Amazon EC2 Auto Scaling supports the following adjustment types for step scaling and simple scaling:

  • ChangeInCapacity — Increment or decrement the current capacity of the group by the specified value. A positive value increases the capacity and a negative adjustment value decreases the capacity. For example: If the current capacity of the group is 3 and the adjustment is 5, then when this policy is performed, we add 5 capacity units to the capacity for a total of 8 capacity units.

  • ExactCapacity — Change the current capacity of the group to the specified value. Specify a non-negative value with this adjustment type. For example: If the current capacity of the group is 3 and the adjustment is 5, then when this policy is performed, we change the capacity to 5 capacity units.

  • PercentChangeInCapacity — Increment or decrement the current capacity of the group by the specified percentage. A positive value increases the capacity and a negative value decreases the capacity. For example: If the current capacity is 10 and the adjustment is 10 percent, then when this policy is performed, we add 1 capacity unit to the capacity for a total of 11 capacity units.

    Note

    If the resulting value is not an integer, it is rounded as follows:

    • Values greater than 1 are rounded down. For example, 12.7 is rounded to 12.

    • Values between 0 and 1 are rounded to 1. For example, .67 is rounded to 1.

    • Values between 0 and -1 are rounded to -1. For example, -.58 is rounded to -1.

    • Values less than -1 are rounded up. For example, -6.67 is rounded to -6.
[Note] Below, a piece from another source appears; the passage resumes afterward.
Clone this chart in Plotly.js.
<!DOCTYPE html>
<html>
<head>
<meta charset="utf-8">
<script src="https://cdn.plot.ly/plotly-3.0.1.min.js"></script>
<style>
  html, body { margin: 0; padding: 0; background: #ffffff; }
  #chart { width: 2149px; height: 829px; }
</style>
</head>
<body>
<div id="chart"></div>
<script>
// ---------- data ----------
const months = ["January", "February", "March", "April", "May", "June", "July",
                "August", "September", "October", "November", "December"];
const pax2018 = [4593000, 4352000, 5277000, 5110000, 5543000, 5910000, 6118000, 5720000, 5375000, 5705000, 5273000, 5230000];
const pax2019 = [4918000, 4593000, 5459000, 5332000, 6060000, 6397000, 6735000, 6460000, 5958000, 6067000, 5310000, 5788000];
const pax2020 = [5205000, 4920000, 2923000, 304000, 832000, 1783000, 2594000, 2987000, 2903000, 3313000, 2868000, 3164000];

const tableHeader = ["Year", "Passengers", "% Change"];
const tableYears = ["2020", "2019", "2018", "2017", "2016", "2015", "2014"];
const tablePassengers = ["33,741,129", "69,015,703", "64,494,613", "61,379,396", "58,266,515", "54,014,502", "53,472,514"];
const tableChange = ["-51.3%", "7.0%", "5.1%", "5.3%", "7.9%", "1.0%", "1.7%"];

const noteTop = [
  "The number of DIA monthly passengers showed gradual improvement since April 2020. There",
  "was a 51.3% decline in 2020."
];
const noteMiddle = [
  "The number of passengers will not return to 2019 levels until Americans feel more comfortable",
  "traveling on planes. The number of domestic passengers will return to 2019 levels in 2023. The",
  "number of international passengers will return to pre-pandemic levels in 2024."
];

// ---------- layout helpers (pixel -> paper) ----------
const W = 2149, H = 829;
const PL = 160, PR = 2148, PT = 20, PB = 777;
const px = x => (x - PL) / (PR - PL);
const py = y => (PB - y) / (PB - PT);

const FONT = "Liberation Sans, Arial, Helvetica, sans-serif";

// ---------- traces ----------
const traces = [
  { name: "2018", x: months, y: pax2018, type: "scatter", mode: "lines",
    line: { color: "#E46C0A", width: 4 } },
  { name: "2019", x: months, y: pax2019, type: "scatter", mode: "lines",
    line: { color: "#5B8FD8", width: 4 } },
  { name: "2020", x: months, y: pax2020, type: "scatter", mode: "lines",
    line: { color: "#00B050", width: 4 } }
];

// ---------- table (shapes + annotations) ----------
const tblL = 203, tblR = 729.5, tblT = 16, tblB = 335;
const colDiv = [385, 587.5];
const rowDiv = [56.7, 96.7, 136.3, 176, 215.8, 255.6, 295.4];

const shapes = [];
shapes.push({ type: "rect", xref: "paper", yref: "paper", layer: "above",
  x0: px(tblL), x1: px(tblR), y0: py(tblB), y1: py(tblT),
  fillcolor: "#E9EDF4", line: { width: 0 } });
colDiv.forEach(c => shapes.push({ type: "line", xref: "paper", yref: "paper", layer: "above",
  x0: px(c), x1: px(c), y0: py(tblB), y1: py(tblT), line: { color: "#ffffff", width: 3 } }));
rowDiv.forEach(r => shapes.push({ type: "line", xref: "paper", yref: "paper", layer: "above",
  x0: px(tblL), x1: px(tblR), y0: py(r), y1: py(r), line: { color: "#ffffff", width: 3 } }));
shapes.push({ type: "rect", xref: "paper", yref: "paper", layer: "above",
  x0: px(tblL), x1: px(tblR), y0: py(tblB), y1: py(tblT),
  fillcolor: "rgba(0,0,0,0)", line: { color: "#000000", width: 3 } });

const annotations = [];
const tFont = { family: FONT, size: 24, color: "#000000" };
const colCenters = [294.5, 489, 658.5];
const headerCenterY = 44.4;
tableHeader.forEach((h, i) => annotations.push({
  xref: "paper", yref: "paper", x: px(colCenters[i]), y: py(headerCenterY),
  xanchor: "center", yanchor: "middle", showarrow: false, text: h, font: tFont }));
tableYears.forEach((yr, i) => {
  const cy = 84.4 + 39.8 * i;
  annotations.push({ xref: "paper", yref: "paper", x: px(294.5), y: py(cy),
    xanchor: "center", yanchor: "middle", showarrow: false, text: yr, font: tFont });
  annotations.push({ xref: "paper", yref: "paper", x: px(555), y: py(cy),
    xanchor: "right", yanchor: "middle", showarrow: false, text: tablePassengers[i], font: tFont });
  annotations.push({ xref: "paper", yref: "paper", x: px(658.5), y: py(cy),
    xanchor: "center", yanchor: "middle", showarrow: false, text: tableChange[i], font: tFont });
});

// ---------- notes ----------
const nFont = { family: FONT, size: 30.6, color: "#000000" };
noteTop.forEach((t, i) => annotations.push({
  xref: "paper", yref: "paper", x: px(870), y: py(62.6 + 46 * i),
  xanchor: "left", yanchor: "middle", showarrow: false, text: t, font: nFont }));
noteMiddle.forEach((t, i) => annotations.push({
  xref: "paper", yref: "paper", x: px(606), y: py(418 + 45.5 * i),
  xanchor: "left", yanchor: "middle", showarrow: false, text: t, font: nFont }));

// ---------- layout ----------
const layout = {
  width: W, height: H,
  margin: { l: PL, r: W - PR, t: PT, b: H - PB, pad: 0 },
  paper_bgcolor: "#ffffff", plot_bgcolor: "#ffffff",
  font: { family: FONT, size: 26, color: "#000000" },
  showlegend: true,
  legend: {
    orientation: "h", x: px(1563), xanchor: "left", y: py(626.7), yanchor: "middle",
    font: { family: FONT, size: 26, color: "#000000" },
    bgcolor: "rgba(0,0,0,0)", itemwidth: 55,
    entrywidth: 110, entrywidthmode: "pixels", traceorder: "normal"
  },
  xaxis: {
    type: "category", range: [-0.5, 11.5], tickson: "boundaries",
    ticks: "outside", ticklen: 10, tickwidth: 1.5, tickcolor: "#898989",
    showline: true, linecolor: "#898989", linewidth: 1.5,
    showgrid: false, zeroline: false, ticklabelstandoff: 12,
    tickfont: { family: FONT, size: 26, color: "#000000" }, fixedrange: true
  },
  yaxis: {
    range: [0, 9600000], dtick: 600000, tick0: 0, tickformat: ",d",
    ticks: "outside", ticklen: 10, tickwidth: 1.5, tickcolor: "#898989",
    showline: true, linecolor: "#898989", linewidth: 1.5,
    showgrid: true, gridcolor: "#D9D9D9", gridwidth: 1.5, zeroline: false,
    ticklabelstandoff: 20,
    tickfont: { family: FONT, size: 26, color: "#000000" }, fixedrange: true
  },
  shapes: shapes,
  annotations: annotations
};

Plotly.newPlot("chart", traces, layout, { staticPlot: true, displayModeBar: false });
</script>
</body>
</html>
With PercentChangeInCapacity, you can also specify the minimum number of instances to scale using the MinAdjustmentMagnitude parameter. For example, suppose that you create a policy that adds 25 percent and you specify a minimum increment of 2 instances. If you have an Auto Scaling group with 4 instances and the scaling policy is executed, 25 percent of 4 is 1 instance. However, because you specified a minimum increment of 2, there are 2 instances added.
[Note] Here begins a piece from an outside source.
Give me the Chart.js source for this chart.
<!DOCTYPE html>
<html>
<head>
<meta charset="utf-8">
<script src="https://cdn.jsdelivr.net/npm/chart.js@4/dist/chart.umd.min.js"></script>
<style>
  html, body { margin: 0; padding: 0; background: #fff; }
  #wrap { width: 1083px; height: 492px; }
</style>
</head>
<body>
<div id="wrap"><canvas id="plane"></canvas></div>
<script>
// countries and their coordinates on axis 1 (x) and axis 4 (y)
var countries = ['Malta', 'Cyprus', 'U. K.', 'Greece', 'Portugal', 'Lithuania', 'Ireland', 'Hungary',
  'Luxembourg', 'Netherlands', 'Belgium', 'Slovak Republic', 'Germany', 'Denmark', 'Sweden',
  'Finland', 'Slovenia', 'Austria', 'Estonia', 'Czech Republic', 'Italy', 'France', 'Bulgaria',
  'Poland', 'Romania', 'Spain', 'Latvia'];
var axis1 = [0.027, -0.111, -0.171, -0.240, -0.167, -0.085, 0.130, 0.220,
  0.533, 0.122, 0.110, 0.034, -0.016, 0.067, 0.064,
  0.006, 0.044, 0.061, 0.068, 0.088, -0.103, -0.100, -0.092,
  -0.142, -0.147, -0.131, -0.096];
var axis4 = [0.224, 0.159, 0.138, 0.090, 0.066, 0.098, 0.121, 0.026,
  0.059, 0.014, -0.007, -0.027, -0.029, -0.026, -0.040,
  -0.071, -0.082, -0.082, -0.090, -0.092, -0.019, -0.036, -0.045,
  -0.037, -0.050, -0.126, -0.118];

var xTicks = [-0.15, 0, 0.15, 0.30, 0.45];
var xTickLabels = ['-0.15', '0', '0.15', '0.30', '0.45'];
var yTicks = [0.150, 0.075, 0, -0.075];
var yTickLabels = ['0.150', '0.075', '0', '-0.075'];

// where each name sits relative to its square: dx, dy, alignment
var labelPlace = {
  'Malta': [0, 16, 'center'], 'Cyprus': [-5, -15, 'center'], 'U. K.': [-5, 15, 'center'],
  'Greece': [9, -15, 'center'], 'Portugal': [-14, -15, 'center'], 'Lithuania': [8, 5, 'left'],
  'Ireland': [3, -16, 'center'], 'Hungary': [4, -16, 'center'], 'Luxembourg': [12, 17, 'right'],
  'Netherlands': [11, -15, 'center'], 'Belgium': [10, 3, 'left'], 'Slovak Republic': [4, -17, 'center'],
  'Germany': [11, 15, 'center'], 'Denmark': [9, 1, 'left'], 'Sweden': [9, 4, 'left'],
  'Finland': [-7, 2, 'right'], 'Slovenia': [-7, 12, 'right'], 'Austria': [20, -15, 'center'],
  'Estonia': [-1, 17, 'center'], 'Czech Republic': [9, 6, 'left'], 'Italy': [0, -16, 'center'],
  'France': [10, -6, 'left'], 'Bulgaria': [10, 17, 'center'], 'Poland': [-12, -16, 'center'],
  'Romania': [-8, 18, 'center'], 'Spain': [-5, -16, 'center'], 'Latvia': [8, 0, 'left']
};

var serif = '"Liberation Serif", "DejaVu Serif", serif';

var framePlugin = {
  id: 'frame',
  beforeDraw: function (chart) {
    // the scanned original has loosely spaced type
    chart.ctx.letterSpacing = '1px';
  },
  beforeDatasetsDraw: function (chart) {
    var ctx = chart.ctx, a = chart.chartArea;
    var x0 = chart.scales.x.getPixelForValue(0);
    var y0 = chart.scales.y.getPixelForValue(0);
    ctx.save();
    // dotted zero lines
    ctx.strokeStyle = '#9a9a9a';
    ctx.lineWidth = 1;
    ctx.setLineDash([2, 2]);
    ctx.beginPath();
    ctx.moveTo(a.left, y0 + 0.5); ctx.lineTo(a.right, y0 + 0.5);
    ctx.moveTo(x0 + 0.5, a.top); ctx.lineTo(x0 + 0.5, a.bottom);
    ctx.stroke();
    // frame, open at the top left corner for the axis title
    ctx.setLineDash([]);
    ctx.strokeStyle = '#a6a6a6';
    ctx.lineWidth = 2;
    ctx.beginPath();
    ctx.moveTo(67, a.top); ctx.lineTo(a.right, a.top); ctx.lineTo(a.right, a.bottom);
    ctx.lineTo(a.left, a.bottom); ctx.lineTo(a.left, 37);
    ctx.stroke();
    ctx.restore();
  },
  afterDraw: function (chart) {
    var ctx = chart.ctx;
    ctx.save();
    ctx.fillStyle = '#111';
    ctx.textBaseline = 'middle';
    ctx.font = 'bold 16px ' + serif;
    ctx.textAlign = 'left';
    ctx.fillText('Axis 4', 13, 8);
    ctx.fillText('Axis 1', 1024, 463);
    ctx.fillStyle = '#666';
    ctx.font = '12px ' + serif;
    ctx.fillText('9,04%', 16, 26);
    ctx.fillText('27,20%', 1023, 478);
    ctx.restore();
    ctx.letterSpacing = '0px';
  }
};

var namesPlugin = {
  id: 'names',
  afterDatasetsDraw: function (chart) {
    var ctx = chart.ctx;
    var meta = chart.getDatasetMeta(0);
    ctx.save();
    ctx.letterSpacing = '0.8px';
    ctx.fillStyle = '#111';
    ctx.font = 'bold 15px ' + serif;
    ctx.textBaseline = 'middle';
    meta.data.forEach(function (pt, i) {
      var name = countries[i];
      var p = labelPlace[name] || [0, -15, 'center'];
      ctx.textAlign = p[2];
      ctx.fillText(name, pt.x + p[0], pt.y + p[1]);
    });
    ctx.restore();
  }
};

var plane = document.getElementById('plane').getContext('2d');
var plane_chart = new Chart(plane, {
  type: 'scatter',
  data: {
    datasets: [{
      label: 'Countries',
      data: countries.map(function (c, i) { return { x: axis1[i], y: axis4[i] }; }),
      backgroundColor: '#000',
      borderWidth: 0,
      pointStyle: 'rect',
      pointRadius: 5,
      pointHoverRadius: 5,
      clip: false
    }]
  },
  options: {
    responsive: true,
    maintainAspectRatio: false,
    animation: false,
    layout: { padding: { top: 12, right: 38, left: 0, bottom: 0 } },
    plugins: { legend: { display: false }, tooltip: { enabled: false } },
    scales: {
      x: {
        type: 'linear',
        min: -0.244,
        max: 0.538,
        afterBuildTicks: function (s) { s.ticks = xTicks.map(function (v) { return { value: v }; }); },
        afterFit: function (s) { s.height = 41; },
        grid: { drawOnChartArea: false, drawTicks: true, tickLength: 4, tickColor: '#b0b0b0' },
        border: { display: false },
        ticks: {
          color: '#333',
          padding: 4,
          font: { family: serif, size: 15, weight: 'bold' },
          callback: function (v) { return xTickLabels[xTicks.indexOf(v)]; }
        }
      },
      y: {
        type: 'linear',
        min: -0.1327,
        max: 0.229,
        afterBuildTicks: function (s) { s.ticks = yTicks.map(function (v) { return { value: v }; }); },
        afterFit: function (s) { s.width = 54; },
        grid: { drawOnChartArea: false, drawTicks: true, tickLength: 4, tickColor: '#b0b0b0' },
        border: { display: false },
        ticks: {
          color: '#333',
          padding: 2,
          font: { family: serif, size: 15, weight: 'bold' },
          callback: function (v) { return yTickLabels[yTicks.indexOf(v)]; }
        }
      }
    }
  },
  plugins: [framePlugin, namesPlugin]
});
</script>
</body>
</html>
When you use instance weights, the effect of setting the MinAdjustmentMagnitude parameter to a non-zero value changes. The value is in capacity units. To set the minimum number of instances to scale, set this parameter to a value that is at least as large as your largest instance weight.

If you use instance weights, keep in mind that the current capacity of your Auto Scaling group can exceed the desired capacity as needed. If your absolute number to decrement, or the amount that the percentage says to decrement, is less than the difference between current and desired capacity, no scaling action is taken. You must take these behaviors into account when you look at the outcome of a scaling policy when a threshold alarm is in breach. For example, suppose that the desired capacity is 30 and the current capacity is 32. When the alarm is in breach, if the scaling policy decrements the desired capacity by 1, then no scaling action is taken.

Instance warmup

For step scaling, you can optionally specify the number of seconds that it takes for a newly launched instance to warm up. Until its specified warmup time has expired, an instance is not counted toward the aggregated EC2 instance metrics of the Auto Scaling group.
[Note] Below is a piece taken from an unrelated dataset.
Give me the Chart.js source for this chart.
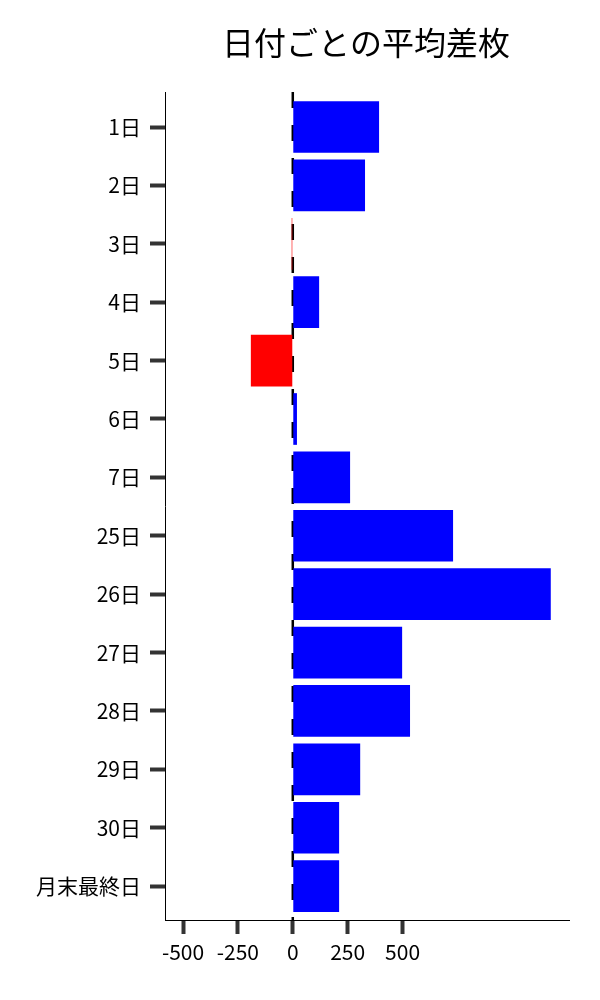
<!DOCTYPE html>
<html>
<head>
<meta charset="utf-8">
<script src="https://cdn.jsdelivr.net/npm/chart.js@4/dist/chart.umd.min.js"></script>
<style>
  html, body { margin: 0; padding: 0; background: #fff; }
  #wrap { width: 600px; height: 1000px; position: relative; }
</style>
</head>
<body>
<div id="wrap"><canvas id="chart"></canvas></div>
<script>
// Data
const titleText = '日付ごとの平均差枚';
const days = ['1日', '2日', '3日', '4日', '5日', '6日', '7日', '25日', '26日', '27日', '28日', '29日', '30日', '月末最終日'];
const avgDiff = [393, 329, -5, 120, -191, 19, 261, 730, 1175, 498, 534, 307, 211, 211];
const xTicks = [-500, -250, 0, 250, 500];

const FONT = '"Noto Sans CJK JP", "Noto Sans", sans-serif';

// Title centred over the plot area and dashed zero line
const extras = {
    id: 'extras',
    beforeDatasetsDraw(chart) {
        const { ctx, chartArea, scales } = chart;
        const x0 = scales.x.getPixelForValue(0);
        ctx.save();
        ctx.strokeStyle = '#000';
        ctx.lineWidth = 2.5;
        ctx.setLineDash([16, 17]);
        ctx.beginPath();
        ctx.moveTo(x0, chartArea.top);
        ctx.lineTo(x0, chartArea.bottom);
        ctx.stroke();
        ctx.restore();
    },
    afterDraw(chart) {
        const { ctx, chartArea } = chart;
        ctx.save();
        ctx.fillStyle = '#000';
        ctx.font = '32px ' + FONT;
        ctx.textAlign = 'center';
        ctx.textBaseline = 'middle';
        ctx.fillText(titleText, (chartArea.left + chartArea.right) / 2 - 1, 43);
        ctx.restore();
    }
};

new Chart(document.getElementById('chart'), {
    type: 'bar',
    data: {
        datasets: [{
            data: avgDiff.map((v, i) => ({ x: v, y: i })),
            backgroundColor: avgDiff.map(v => v < 0 ? '#ff0000' : '#0000ff'),
            borderWidth: 0,
            barPercentage: 0.885,
            categoryPercentage: 1
        }]
    },
    options: {
        indexAxis: 'y',
        responsive: true,
        maintainAspectRatio: false,
        animation: false,
        layout: { padding: { top: 92, right: 31, bottom: 0, left: 0 } },
        plugins: {
            legend: { display: false },
            title: { display: false },
            tooltip: { enabled: false }
        },
        scales: {
            x: {
                type: 'linear',
                min: -582,
                max: 1258,
                afterBuildTicks: s => { s.ticks = xTicks.map(v => ({ value: v })); },
                afterFit: s => { s.height = 80; },
                grid: { drawOnChartArea: false, tickLength: 14, tickWidth: 4, tickColor: '#333' },
                border: { display: true, color: '#000', width: 1 },
                ticks: { color: '#000', font: { family: FONT, size: 21 }, padding: 5 }
            },
            y: {
                type: 'linear',
                reverse: true,
                offset: false,
                min: -0.6,
                max: 13.58,
                afterBuildTicks: s => { s.ticks = days.map((d, i) => ({ value: i })); },
                afterFit: s => { s.width = 165; },
                grid: { offset: false, drawOnChartArea: false, tickLength: 15, tickWidth: 4, tickColor: '#333' },
                border: { display: true, color: '#000', width: 1 },
                ticks: {
                    color: '#000',
                    font: { family: FONT, size: 21 },
                    padding: 9,
                    callback: v => days[v]
                }
            }
        }
    },
    plugins: [extras]
});
</script>
</body>
</html>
While instances are in the warmup period, your scaling policies only scale out if the metric value from instances that are not warming up is greater than the policy's alarm high threshold.

If the group scales out again, the instances that are still warming up are counted as part of the desired capacity for the next scale-out activity. Therefore, multiple alarm breaches that fall in the range of the same step adjustment result in a single scaling activity. The intention is to continuously (but not excessively) scale out.

For example, let's say that you create a policy with two steps. The first step adds 10 percent when the metric gets to 60, and the second step adds 30 percent when the metric gets to 70 percent. Your Auto Scaling group has a desired and current capacity of 10. The desired and current capacity do not change while the aggregated metric value is less than 60. Suppose that the metric gets to 60, so 1 instance is added (10 percent of 10 instances). Then, the metric gets to 62 while the new instance is still warming up. The scaling policy calculates the new desired capacity based on the current capacity, which is still 10. However, the desired capacity of the group has already increased to 11 instances, so the scaling policy does not increase the desired capacity further. If the metric gets to 70 while the new instance is still warming up, we should add 3 instances (30 percent of 10 instances). However, the desired capacity of the group is already 11, so we add only 2 instances, for a new desired capacity of 13 instances.

While the scale-out activity is in progress, all scale-in activities initiated by scaling policies are blocked until the instances finish warming up. When the instances finish warming up, if a scale-in event occurs, any instances currently in the process of terminating will be counted towards the current capacity of the group when calculating the new desired capacity. Therefore, we don't remove more instances from the Auto Scaling group than necessary. For example, while an instance is already terminating, if an alarm is in breach in the range of the same step adjustment that decremented the desired capacity by 1, then no scaling action is taken.

Default value

If no value is set, then the scaling policy will use the default value, which is the value for the default instance warmup defined for the group. If the default instance warmup is null, then it falls back to the value of the default cooldown.

Considerations

The following considerations apply when working with step and simple scaling policies:

  • Consider whether you can predict the step adjustments on the application accurately enough to use step scaling. If your scaling metric increases or decreases proportionally to the capacity of the scalable target, we recommend that you use a target tracking scaling policy instead. You still have the option to use step scaling as an additional policy for a more advanced configuration. For example, you can configure a more aggressive response when utilization reaches a certain level.

  • Make sure to choose an adequate margin between the scale-out and scale-in thresholds to prevent flapping. Flapping is an infinite loop of scaling in and scaling out. That is, if a scaling action is taken, the metric value would change and start another scaling action in the reverse direction.